==== Dataset content ====

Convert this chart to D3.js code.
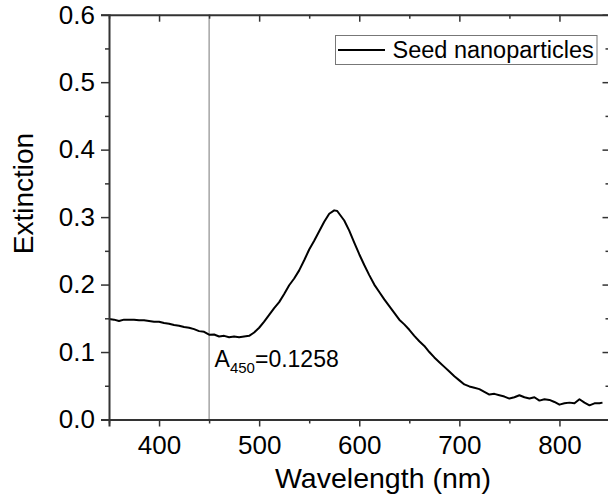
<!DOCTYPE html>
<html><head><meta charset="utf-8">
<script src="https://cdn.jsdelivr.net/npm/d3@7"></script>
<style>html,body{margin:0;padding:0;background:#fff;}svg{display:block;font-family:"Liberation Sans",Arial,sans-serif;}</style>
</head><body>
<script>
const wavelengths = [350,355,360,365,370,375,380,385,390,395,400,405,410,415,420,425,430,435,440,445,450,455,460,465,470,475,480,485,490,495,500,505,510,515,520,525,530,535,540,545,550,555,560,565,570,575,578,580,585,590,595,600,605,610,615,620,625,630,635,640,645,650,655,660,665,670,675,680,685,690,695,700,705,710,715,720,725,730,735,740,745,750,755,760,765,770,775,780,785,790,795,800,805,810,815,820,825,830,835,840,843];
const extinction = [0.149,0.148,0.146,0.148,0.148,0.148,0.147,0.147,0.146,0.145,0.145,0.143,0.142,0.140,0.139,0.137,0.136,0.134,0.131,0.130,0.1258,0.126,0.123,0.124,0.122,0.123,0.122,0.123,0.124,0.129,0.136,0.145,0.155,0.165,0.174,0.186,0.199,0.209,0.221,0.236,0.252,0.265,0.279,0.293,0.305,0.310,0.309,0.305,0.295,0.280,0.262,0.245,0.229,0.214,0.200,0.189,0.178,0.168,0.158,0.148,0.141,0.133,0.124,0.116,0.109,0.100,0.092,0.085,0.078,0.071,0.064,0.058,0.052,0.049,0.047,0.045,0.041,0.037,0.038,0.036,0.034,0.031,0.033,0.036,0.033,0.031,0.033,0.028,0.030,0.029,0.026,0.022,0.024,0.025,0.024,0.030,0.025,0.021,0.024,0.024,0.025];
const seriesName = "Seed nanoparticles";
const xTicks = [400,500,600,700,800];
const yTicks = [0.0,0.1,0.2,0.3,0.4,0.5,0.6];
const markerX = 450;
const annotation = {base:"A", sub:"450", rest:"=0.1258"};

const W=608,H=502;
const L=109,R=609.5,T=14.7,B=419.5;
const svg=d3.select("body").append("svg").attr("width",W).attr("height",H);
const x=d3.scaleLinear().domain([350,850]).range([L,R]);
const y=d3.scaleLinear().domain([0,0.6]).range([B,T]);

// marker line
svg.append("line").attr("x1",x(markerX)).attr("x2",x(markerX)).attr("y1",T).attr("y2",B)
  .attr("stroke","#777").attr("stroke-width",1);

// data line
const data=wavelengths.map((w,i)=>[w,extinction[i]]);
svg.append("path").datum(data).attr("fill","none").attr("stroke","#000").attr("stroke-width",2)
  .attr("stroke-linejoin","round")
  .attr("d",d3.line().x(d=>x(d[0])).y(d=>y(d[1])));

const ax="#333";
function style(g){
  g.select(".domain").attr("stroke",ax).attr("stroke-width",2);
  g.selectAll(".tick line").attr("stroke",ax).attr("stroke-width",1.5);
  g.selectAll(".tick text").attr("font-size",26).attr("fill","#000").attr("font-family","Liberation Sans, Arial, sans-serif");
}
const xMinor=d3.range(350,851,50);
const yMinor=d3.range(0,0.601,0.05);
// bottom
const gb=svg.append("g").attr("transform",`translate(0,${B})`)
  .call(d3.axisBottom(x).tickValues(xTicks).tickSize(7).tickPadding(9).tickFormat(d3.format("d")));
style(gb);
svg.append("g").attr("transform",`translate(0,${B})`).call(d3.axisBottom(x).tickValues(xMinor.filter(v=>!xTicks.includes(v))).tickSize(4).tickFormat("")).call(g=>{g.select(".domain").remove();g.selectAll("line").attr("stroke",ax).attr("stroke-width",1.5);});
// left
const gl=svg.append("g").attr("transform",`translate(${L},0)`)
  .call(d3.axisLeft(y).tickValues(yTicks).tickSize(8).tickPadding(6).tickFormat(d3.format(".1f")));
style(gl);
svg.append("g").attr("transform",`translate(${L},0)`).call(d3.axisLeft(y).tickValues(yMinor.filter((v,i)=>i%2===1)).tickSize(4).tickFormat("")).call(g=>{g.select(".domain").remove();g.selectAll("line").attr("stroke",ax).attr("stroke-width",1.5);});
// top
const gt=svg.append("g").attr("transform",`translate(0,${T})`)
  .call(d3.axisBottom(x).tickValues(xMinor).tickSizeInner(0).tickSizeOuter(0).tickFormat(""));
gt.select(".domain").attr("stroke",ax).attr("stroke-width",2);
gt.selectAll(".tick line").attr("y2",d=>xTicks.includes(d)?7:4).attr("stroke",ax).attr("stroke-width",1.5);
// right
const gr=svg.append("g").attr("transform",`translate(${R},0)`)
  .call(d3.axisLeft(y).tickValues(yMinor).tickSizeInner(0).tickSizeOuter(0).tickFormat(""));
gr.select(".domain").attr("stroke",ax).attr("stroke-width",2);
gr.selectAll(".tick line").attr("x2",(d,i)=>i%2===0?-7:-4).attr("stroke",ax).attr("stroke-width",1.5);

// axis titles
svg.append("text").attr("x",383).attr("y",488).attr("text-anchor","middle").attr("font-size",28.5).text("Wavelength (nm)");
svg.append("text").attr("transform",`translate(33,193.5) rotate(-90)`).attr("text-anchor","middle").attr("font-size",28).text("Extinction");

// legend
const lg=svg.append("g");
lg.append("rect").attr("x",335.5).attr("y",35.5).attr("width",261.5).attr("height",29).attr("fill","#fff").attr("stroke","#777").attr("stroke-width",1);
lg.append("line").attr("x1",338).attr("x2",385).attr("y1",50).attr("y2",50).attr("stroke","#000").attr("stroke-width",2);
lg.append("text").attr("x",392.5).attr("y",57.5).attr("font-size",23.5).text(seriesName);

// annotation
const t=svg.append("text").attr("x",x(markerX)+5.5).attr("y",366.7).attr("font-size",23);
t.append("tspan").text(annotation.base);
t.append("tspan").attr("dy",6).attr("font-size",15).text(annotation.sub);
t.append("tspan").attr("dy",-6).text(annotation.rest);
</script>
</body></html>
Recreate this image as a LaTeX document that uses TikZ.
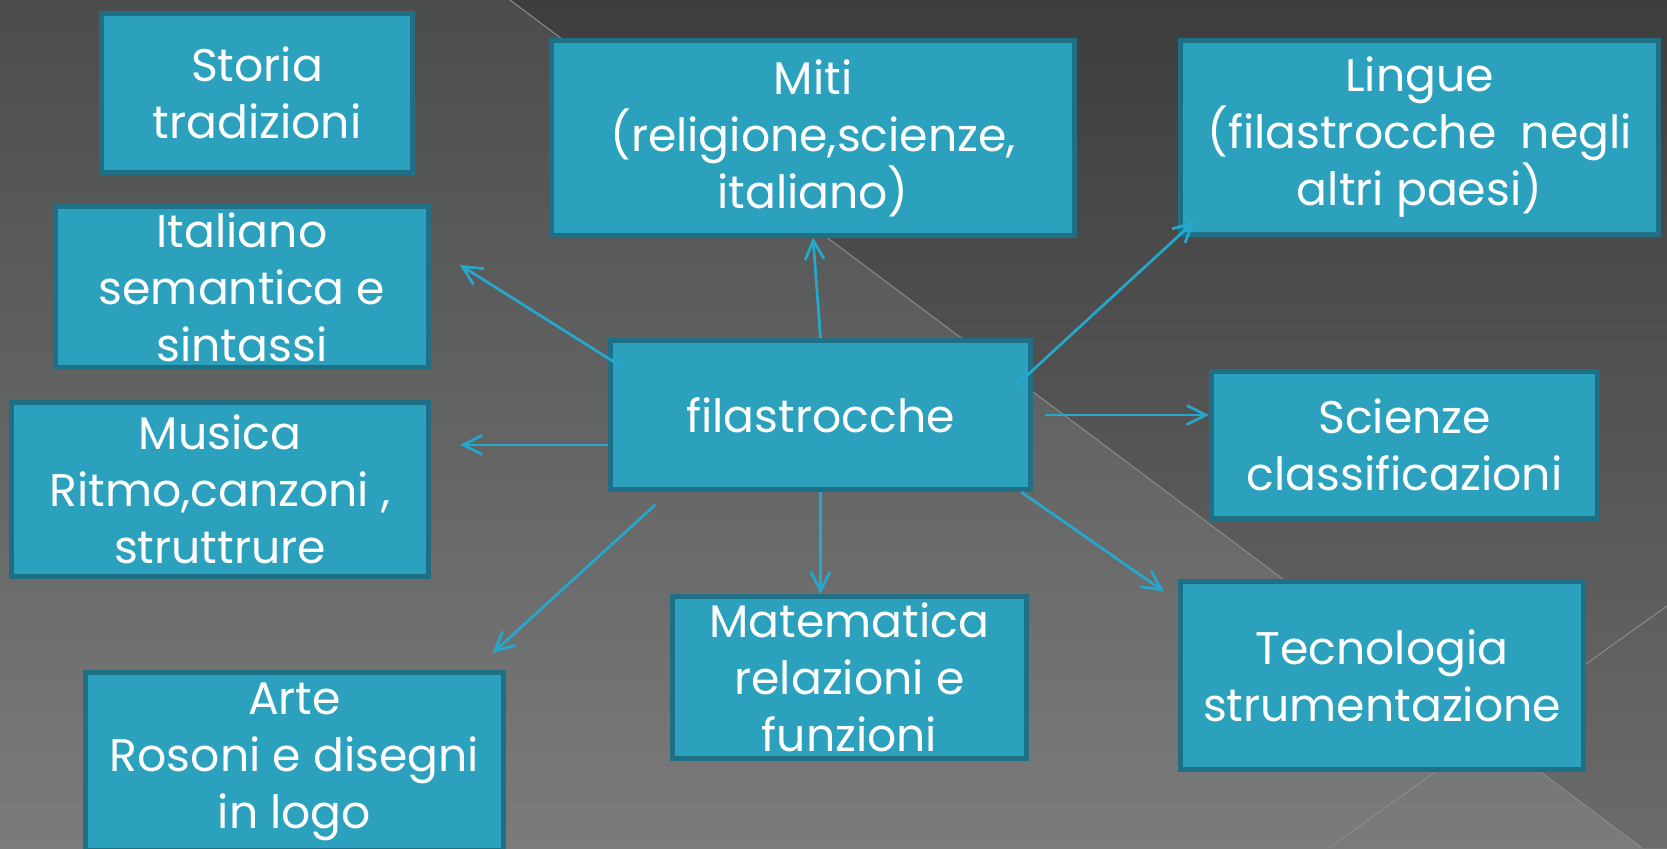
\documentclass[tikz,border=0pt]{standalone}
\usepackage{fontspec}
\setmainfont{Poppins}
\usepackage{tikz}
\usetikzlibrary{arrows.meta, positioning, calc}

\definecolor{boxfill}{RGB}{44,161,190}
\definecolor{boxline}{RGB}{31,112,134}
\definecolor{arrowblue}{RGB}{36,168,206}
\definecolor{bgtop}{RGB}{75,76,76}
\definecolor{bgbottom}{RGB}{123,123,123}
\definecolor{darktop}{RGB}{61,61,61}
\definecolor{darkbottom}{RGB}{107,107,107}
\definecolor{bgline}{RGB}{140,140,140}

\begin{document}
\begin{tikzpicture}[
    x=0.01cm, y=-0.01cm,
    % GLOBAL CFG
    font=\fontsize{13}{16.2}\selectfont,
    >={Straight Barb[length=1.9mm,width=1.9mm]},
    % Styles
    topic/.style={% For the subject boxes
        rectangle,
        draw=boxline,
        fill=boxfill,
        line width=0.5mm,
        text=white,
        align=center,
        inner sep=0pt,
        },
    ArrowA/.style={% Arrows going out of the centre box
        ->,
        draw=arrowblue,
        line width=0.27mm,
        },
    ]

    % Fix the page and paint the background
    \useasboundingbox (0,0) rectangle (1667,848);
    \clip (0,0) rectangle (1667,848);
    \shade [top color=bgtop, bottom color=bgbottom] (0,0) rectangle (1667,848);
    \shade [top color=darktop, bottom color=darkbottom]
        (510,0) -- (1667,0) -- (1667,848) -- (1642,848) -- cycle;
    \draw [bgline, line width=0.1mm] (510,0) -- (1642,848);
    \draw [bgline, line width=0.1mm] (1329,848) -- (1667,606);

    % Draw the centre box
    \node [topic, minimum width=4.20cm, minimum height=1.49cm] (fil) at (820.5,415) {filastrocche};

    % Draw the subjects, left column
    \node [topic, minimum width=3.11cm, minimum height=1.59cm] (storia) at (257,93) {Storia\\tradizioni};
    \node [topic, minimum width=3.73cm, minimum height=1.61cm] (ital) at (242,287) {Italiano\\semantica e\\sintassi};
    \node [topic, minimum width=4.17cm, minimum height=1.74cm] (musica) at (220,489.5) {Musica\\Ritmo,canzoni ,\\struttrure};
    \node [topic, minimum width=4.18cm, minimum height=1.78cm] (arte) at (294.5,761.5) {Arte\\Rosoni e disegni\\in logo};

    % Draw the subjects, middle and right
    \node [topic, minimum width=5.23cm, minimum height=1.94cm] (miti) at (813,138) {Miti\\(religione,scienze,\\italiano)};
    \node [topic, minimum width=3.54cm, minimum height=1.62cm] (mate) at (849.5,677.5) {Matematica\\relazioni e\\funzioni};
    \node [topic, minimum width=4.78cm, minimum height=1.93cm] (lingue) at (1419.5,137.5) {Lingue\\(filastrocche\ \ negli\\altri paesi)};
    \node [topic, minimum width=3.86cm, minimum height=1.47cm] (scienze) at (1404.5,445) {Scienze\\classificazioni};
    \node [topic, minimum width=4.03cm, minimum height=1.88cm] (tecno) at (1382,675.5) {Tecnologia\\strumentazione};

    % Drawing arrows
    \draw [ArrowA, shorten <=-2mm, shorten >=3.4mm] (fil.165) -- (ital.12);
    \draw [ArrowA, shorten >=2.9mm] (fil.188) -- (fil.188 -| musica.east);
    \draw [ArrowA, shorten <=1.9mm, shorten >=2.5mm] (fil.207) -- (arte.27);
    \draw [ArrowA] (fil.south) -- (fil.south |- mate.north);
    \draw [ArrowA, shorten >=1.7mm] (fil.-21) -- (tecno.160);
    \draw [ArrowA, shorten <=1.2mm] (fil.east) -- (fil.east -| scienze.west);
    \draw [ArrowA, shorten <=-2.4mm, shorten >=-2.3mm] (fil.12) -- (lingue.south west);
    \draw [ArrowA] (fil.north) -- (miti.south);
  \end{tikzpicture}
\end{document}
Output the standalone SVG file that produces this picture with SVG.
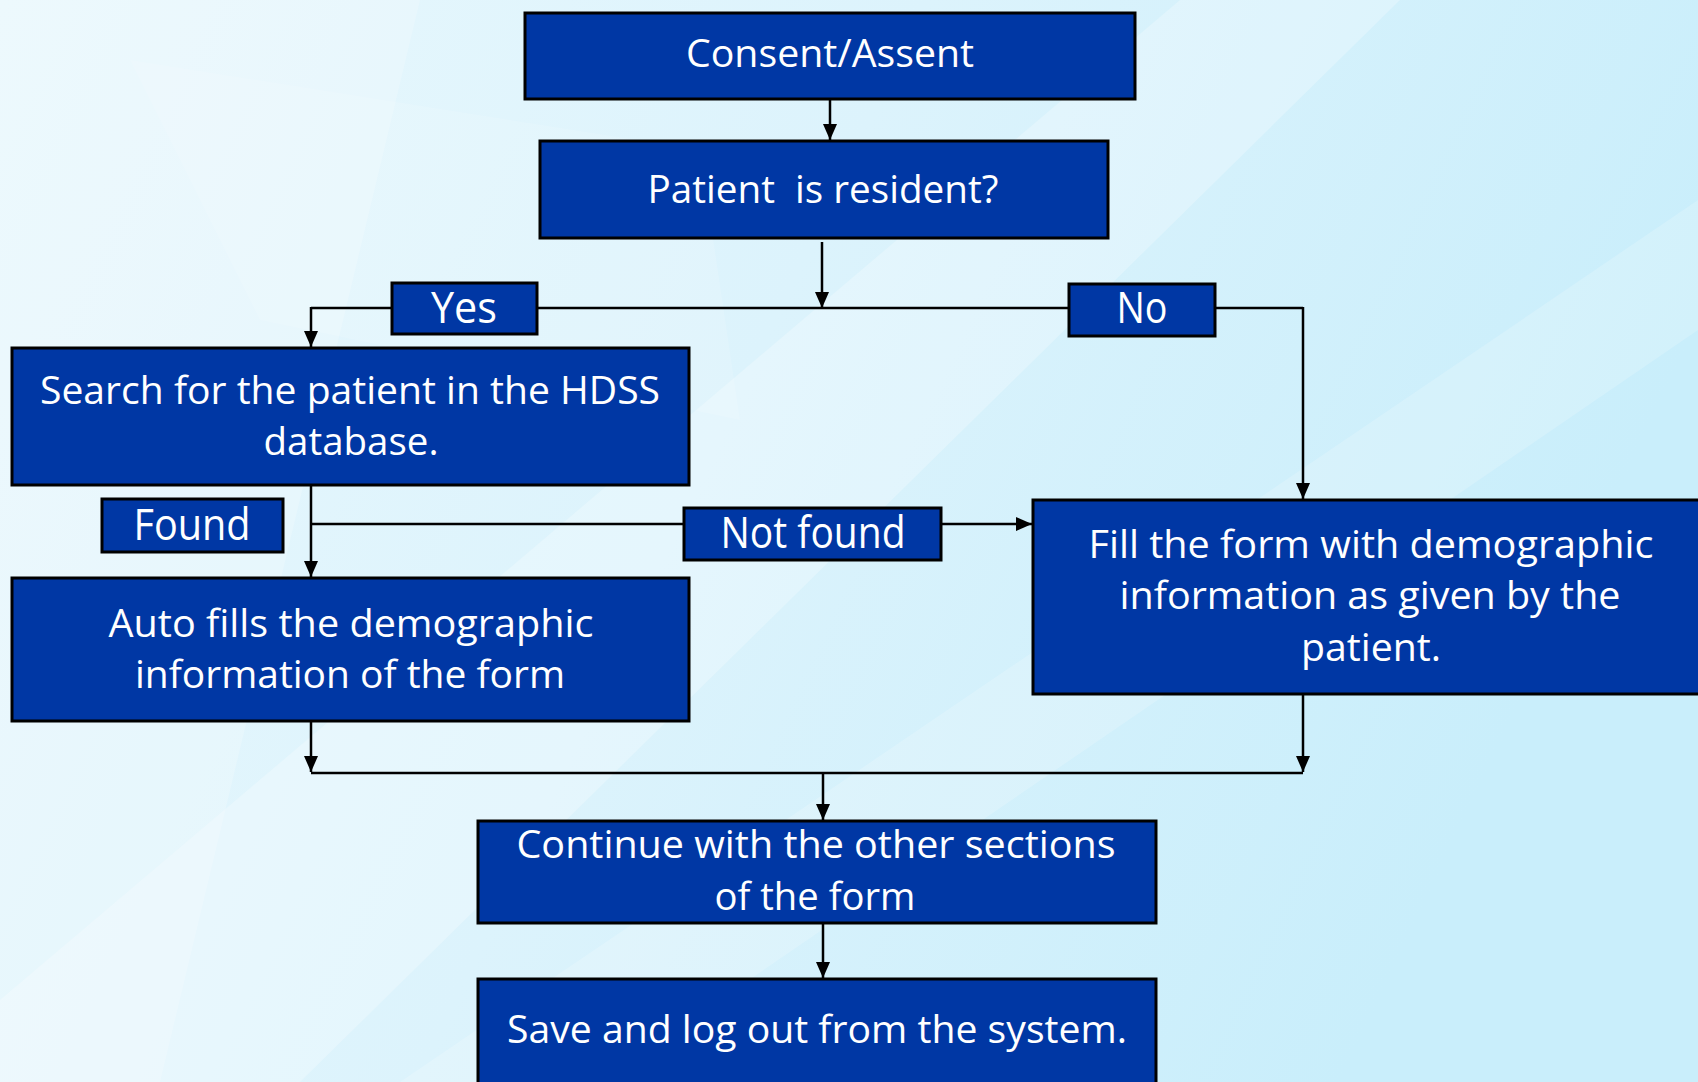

====

### Task requirements
Collect every line above that contains the word "standalone".

### Answer
\documentclass[tikz,border=0pt]{standalone}
Output the standalone SVG file that produces this picture with SVG.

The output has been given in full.